# How to add (all zero state) to the states of linear feedback shift register (LFSR)

I need to add the state of all zeros to the states of an linear feedback shift register.

How can I do this?

• Master reset or flush through with zero – Andy aka Dec 21 '15 at 21:27
• Why? What problem are you actually trying to solve? Do you need to have all $2^n$ states present in the output sequence, or do you just need the all-0's state to not get the FSM stuck? – The Photon Dec 21 '15 at 21:27
• its an question in my college report What if we want to add the all zero state to the states to LFSR?! – A_S Dec 21 '15 at 21:40
• if you do, you get the Galois Field of that length. It doesn't necessarily help you, just sayin'. – Neil_UK Dec 21 '15 at 21:58

The standard LSFR with XOR feedback has two stable 'orbits', stuck at zeroes, and the 'm-sequence' consisting of all remaining 2^n-1 states, where the shift register has n binary flip-flops.

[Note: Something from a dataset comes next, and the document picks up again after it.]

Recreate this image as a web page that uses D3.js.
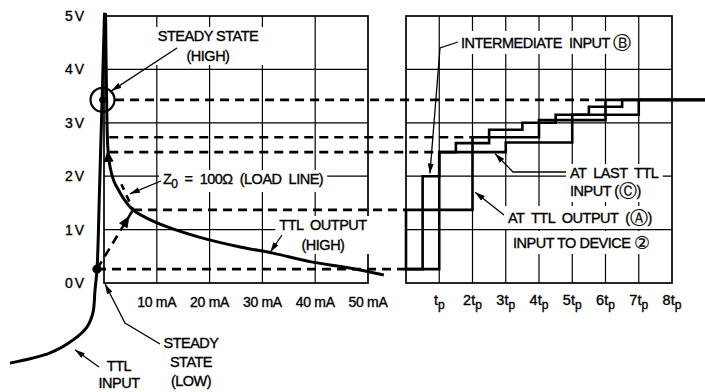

A modified LSFR with XNOR feedback, also has two stable orbits, stuck at ones, and a sequence of the 2^n-1 remaining states. This sequence will contain the 00000 state, but will not now contain 11111.

What state occurs before you would like the all 0s state? What state would occur after the all 0s?

For instance, in a 5 bit, 00001 becomes 10000, it might be handy to have 00000 between those.

Normally, the XOR next state logic of a LSFR turns one into the other.

You have to detect 00001 and override the logic to force 00000.

With the normal LSFR logic, the 00000 state would be persistent, so you have to override it one more time to force 10000 after 00000. You could either detect 00000, or remember that you forced one cycle ago, so you have to do the other force this cycle.

If you have a state of all zeroes in an LFSR, it will stay in that state forever. That's why it's always missing. You could could artificially force it into and out of that state, but you would then have a modified (and more complicated) LFSR and the resulting sequence might be unsatisfactory for its intended application.

One way to get all zeroes would be to invert one or all of the state bits so whatever reading it would see an all zero state even though the state inside the LFSR never goes there. Naturally, there will be one other state in its place that is now missing.

Which is to say, if there were an easy solution, it would already be part of the established design.